The Tax Court’s conclusion, therefore, precluded the Eshels from claiming their CSG and CRDS payments as part of the income tax amount eligible for their FTC. The Eshels appealed. The DC Circuit Court of Appeals indicated that the Tax Court erred in using a “dictionary meaning” approach.  According to the appellate court, while this approach may have sufficed to assist with the interpretation of a U.S. statute, it was not the approach to be used with an executive agreement between nations such as a totalization agreement.
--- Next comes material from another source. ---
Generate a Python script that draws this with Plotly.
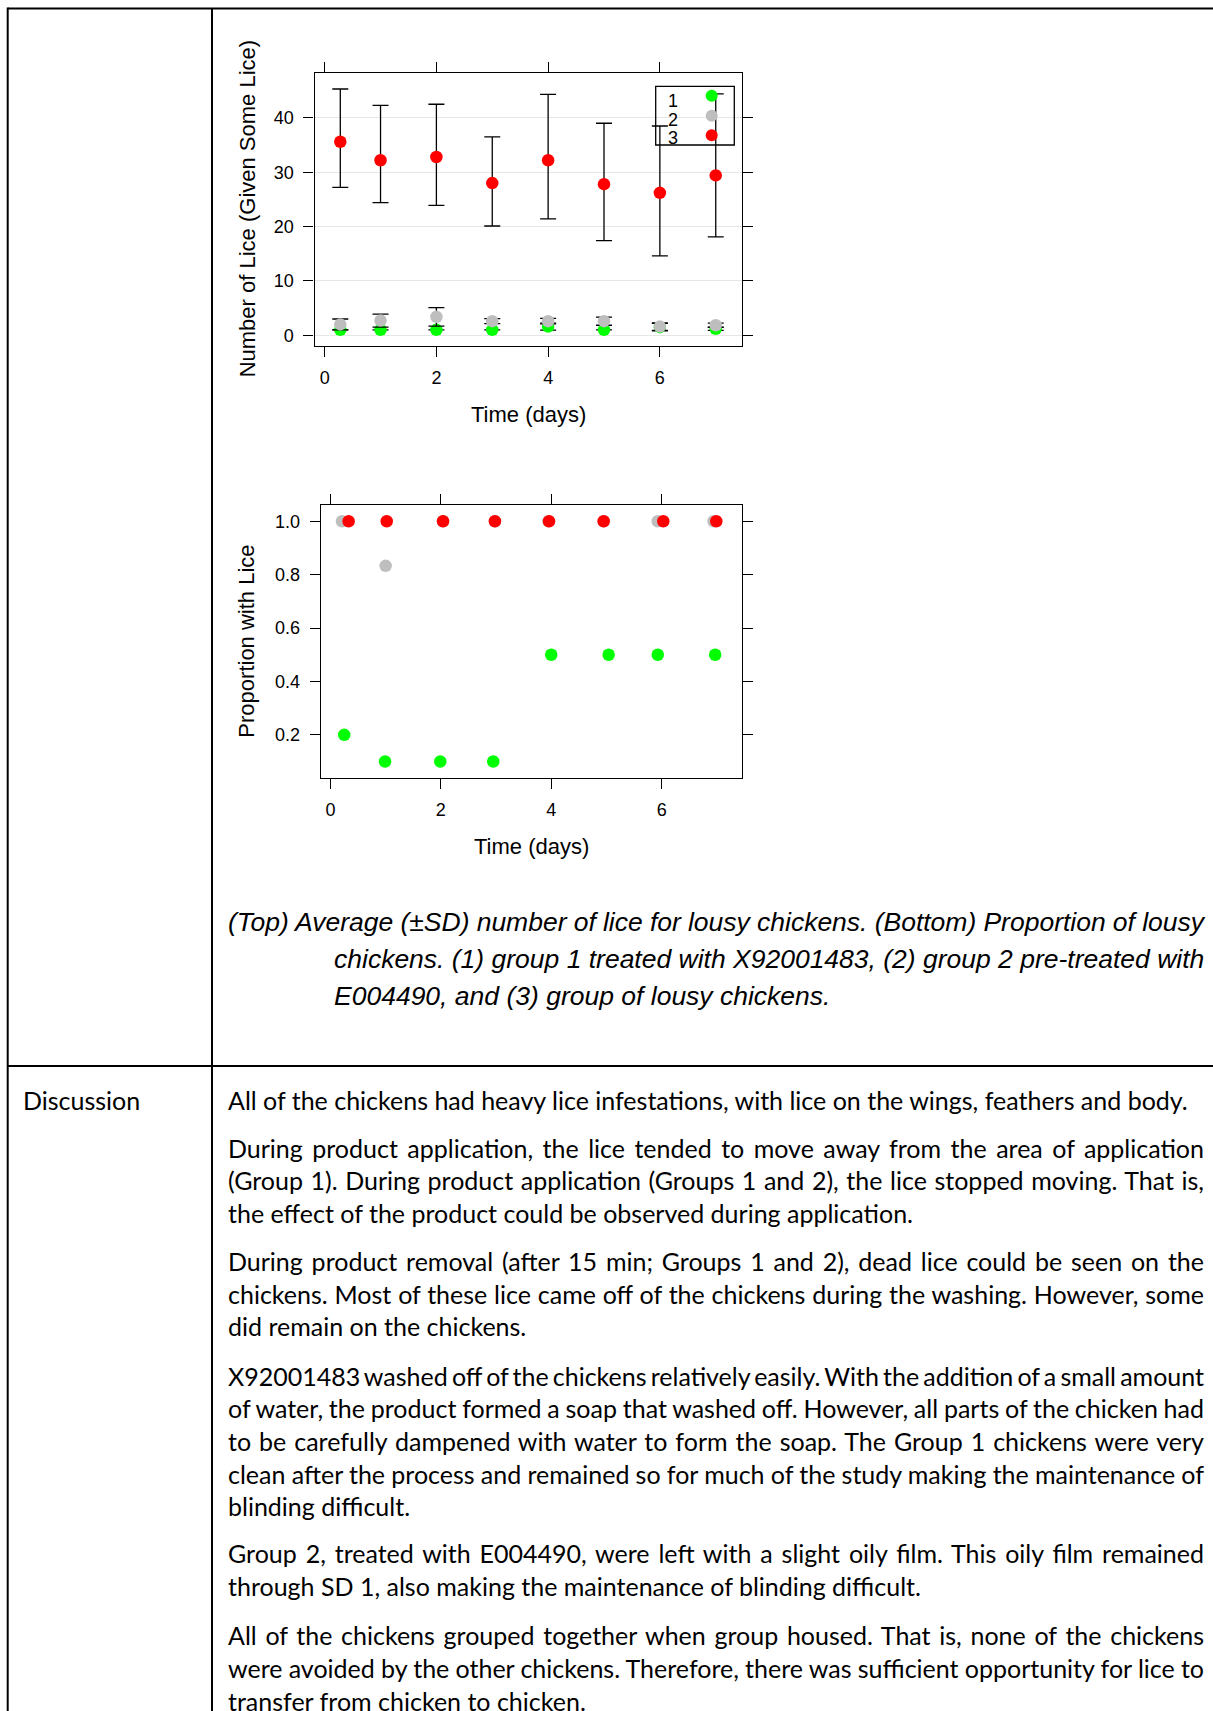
import json
import plotly.graph_objects as go

W, H = 1213, 1711


def px(x):
    return x / W


def py(y):
    return 1 - y / H


# ---------------- data ----------------
groups = ["1", "2", "3"]
colors = ["#00ff00", "#bebebe", "#ff0000"]

# Top panel: average number of lice (given some lice), with SD bars
days_top = [0.28, 1, 2, 3, 4, 5, 6, 7]
g1_lice = [1.0, 1.0, 1.0, 1.0, 1.6, 1.0, 1.5, 1.2]
g1_sd = [None, None, None, None, 0.65, 0.0, 0.7, 0.3]
g2_lice = [2.0, 2.7, 3.4, 2.6, 2.6, 2.6, 1.6, 1.85]
g2_sd = [1.0, 1.2, 1.7, 0.45, 0.5, 0.75, 0.7, 0.4]
g3_lice = [35.6, 32.2, 32.8, 28.0, 32.2, 27.8, 26.2, 29.4]
g3_hi = [45.3, 42.3, 42.5, 36.5, 44.3, 39.0, 38.5, 44.4]
g3_lo = [27.2, 24.4, 23.9, 20.1, 21.4, 17.4, 14.6, 18.1]

# Bottom panel: proportion of chickens with lice
g1_days = [0.25, 0.99, 1.99, 2.95, 4.0, 5.04, 5.93, 6.97]
g1_prop = [0.2, 0.1, 0.1, 0.1, 0.5, 0.5, 0.5, 0.5]
g2_days = [0.21, 1.0, 2.04, 2.98, 3.95, 4.95, 5.93, 6.94]
g2_prop = [1.0, 0.833, 1.0, 1.0, 1.0, 1.0, 1.0, 1.0]
g3_days = [0.33, 1.02, 2.04, 2.98, 3.96, 4.95, 6.03, 6.99]
g3_prop = [1.0, 1.0, 1.0, 1.0, 1.0, 1.0, 1.0, 1.0]

x_ticks = [0, 2, 4, 6]
top_y_ticks = [0, 10, 20, 30, 40]
bot_y_ticks = [0.2, 0.4, 0.6, 0.8, 1.0]

caption_lines = [
    "(Top) Average (\u00b1SD) number of lice for lousy chickens. (Bottom) Proportion of lousy",
    "chickens. (1) group 1 treated with X92001483, (2) group 2 pre-treated with",
    "E004490, and (3) group of lousy chickens.",
]

discussion_paragraphs = [
    ["All of the chickens had heavy lice infestations, with lice on the wings, feathers and body."],
    ["During product application, the lice tended to move away from the area of application",
     "(Group 1). During product application (Groups 1 and 2), the lice stopped moving. That is,",
     "the effect of the product could be observed during application."],
    ["During product removal (after 15 min; Groups 1 and 2), dead lice could be seen on the",
     "chickens. Most of these lice came off of the chickens during the washing. However, some",
     "did remain on the chickens."],
    ["X92001483 washed off of the chickens relatively easily. With the addition of a small amount",
     "of water, the product formed a soap that washed off. However, all parts of the chicken had",
     "to be carefully dampened with water to form the soap. The Group 1 chickens were very",
     "clean after the process and remained so for much of the study making the maintenance of",
     "blinding difficult."],
    ["Group 2, treated with E004490, were left with a slight oily film. This oily film remained",
     "through SD 1, also making the maintenance of blinding difficult."],
    ["All of the chickens grouped together when group housed. That is, none of the chickens",
     "were avoided by the other chickens. Therefore, there was sufficient opportunity for lice to",
     "transfer from chicken to chicken."],
]

# ---------------- figure ----------------
fig = go.Figure()

ebar = dict(color="black", thickness=1.3, width=8)
MS = 12.5

tops = [(g1_lice, g1_sd), (g2_lice, g2_sd)]
for (vals, sd), name, col in zip(tops, groups[:2], colors[:2]):
    fig.add_trace(go.Scatter(
        x=days_top, y=vals, mode="markers", name=name,
        marker=dict(color=col, size=MS),
        error_y=dict(type="data", symmetric=False, array=sd, arrayminus=sd, **ebar),
        xaxis="x", yaxis="y", showlegend=False))

g3_plus = [h - m for h, m in zip(g3_hi, g3_lice)]
g3_minus = [m - l for m, l in zip(g3_lice, g3_lo)]
fig.add_trace(go.Scatter(
    x=days_top, y=g3_lice, mode="markers", name=groups[2],
    marker=dict(color=colors[2], size=MS),
    error_y=dict(type="data", symmetric=False, array=g3_plus, arrayminus=g3_minus, **ebar),
    xaxis="x", yaxis="y", showlegend=False))

for xs, ys, name, col in zip([g1_days, g2_days, g3_days], [g1_prop, g2_prop, g3_prop], groups, colors):
    fig.add_trace(go.Scatter(
        x=xs, y=ys, mode="markers", name=name,
        marker=dict(color=col, size=MS),
        xaxis="x2", yaxis="y2", showlegend=False))

FONT = "Liberation Sans, Arial, sans-serif"
tickfont = dict(family=FONT, size=18, color="black")
common = dict(ticks="outside", ticklen=10, tickwidth=1.3, tickcolor="black",
              showline=True, linecolor="black", linewidth=1.3, mirror="ticks",
              zeroline=False, tickfont=tickfont, fixedrange=True)

# top panel pixel box
T_L, T_R, T_T, T_B = 314.6, 742.0, 72.7, 346.0
# bottom panel pixel box
B_L, B_R, B_T, B_B = 320.7, 742.0, 505.0, 778.3

fig.update_layout(
    width=W, height=H, autosize=False,
    margin=dict(l=0, r=0, t=0, b=0),
    paper_bgcolor="white", plot_bgcolor="white",
    showlegend=False,
    xaxis=dict(domain=[px(T_L), px(T_R)], range=[-0.18, 7.47], tickvals=x_ticks,
               showgrid=False, anchor="y", ticklabelstandoff=5, **common),
    yaxis=dict(domain=[py(T_B), py(T_T)], range=[-1.97, 48.3], tickvals=top_y_ticks,
               showgrid=True, gridcolor="#e6e6e6", gridwidth=1, anchor="x",
               ticklabelstandoff=6, **common),
    xaxis2=dict(domain=[px(B_L), px(B_R)], range=[-0.176, 7.456], tickvals=x_ticks,
                showgrid=False, anchor="y2", ticklabelstandoff=5, **common),
    yaxis2=dict(domain=[py(B_B), py(B_T)], range=[0.037, 1.061], tickvals=bot_y_ticks,
                tickformat=".1f", showgrid=False, anchor="x2", ticklabelstandoff=6, **common),
)

shapes = []
ann = []

# table grid lines
line = dict(color="black", width=2)
shapes.append(dict(type="line", xref="paper", yref="paper", x0=px(7.7), x1=1.0,
                   y0=py(8.5), y1=py(8.5), line=line))
shapes.append(dict(type="line", xref="paper", yref="paper", x0=px(7.7), x1=px(7.7),
                   y0=py(7.5), y1=0, line=line))
shapes.append(dict(type="line", xref="paper", yref="paper", x0=px(212), x1=px(212),
                   y0=py(8.5), y1=0, line=line))
shapes.append(dict(type="line", xref="paper", yref="paper", x0=px(7.7), x1=1.0,
                   y0=py(1066), y1=py(1066), line=line))

# legend of top panel (text left, symbol right)
shapes.append(dict(type="rect", xref="paper", yref="paper", x0=px(655.7), x1=px(734.3),
                   y0=py(145.0), y1=py(86.3), line=dict(color="black", width=1.3),
                   fillcolor="rgba(0,0,0,0)", layer="above"))
leg_text_y = [101, 120, 138.5]
leg_mark_y = [95.7, 115.7, 135.3]
r = 6.0
for name, col, ty, my in zip(groups, colors, leg_text_y, leg_mark_y):
    ann.append(dict(text=name, xref="paper", yref="paper", x=px(672.5), y=py(ty),
                    xanchor="center", yanchor="middle", showarrow=False,
                    font=dict(family=FONT, size=18, color="black")))
    shapes.append(dict(type="circle", xref="paper", yref="paper",
                       x0=px(711.7 - r), x1=px(711.7 + r), y0=py(my + r), y1=py(my - r),
                       fillcolor=col, line=dict(color=col, width=0), layer="above"))

# axis titles
tfont = dict(family=FONT, size=22, color="black")
ann.append(dict(text="Time (days)", xref="paper", yref="paper", x=px((T_L + T_R) / 2),
                y=py(414.5), xanchor="center", yanchor="middle", showarrow=False, font=tfont))
ann.append(dict(text="Number of Lice (Given Some Lice)", xref="paper", yref="paper",
                x=px(247), y=py((T_T + T_B) / 2), xanchor="center", yanchor="middle",
                textangle=-90, showarrow=False, font=tfont))
ann.append(dict(text="Time (days)", xref="paper", yref="paper", x=px((B_L + B_R) / 2),
                y=py(846.5), xanchor="center", yanchor="middle", showarrow=False, font=tfont))
ann.append(dict(text="Proportion with Lice", xref="paper", yref="paper",
                x=px(247), y=py((B_T + B_B) / 2), xanchor="center", yanchor="middle",
                textangle=-90, showarrow=False, font=tfont))

# caption
RIGHT_EDGE = 1203
cap_font = dict(family=FONT, size=26.5, color="black")
cap_x = [227, 332.7, 332.7]
cap_y = [921.7, 958.8, 995.9]
for txt, cx, cy in zip(caption_lines, cap_x, cap_y):
    ann.append(dict(text="<i>" + txt + "</i>", xref="paper", yref="paper", x=px(cx), y=py(cy),
                    xanchor="left", yanchor="middle", align="left", showarrow=False,
                    borderpad=0, font=cap_font))

# discussion
body_font = dict(family="Lato, Carlito, sans-serif", size=25, color="black")
ann.append(dict(text="Discussion", xref="paper", yref="paper", x=px(21.8), y=py(1099.5),
                xanchor="left", yanchor="middle", align="left", showarrow=False,
                borderpad=0, font=body_font))
para_tops = [1099.5, 1147.5, 1261.0, 1375.5, 1553.3, 1635.1]
LS = 32.7
BODY_X = 227
for p_lines, y0 in zip(discussion_paragraphs, para_tops):
    for i, txt in enumerate(p_lines):
        ann.append(dict(text=txt, xref="paper", yref="paper", x=px(BODY_X), y=py(y0 + i * LS),
                        xanchor="left", yanchor="middle", align="left", showarrow=False,
                        borderpad=0, font=body_font))

fig.update_layout(shapes=shapes, annotations=ann)

# justified lines (all but the last line of each paragraph) -> target widths
justify = {caption_lines[0]: RIGHT_EDGE - cap_x[0], caption_lines[1]: RIGHT_EDGE - cap_x[1]}
for p_lines in discussion_paragraphs:
    for txt in p_lines[:-1]:
        justify[txt] = RIGHT_EDGE - BODY_X

post = """
document.body.style.margin = '0';
document.body.style.padding = '0';
var J = %s;
var els = document.querySelectorAll('text.annotation-text');
for (var i = 0; i < els.length; i++) {
  var el = els[i];
  var t = el.textContent;
  if (J.hasOwnProperty(t)) {
    var w = el.getComputedTextLength();
    var n = (t.match(/ /g) || []).length;
    if (n > 0) { el.style.wordSpacing = ((J[t] - w) / n) + 'px'; }
  }
}
""" % json.dumps(justify)

fig.write_html("out.html", post_script=post, config={"displayModeBar": False})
The appellate court indicated the Tax Court should have referred to the text of the totalization agreement itself, and the shared understanding of the U.S. and France regarding what French laws “amended or supplemented” the list of French laws outlined within that agreement.  The appellate court cited past cases that supported this different approach to be used with executive agreements and treaties, indicating that courts have a responsibility to read such agreements in a manner consistent with the shared expectations of the contracting parties without taking a U.S. definitional approach.  The appellate court reversed the Tax Court’s holding and remanded the case to the Tax Court to revisit the totalization agreement interpretation issue in a manner consistent with the appellate court’s stated approach.

 

For tax practitioners with clients who are subject to totalization agreements with circumstances that do not fall very neatly or precisely within the definitions of the agreement, Eshel is instructive. The  interpretive approach indicated in Eshel (and the precedent cited therein) most certainly impacts the risks to both employee and employer within the framework of guarantees made by employer to employee under a tax equalization or tax protection agreement. It also impacts taxpayers who may be basing a foreign tax credit claim on foreign payments made that could fall under a totalization agreement and therefore should not be used as part of their FTC claim or foreign tax deduction.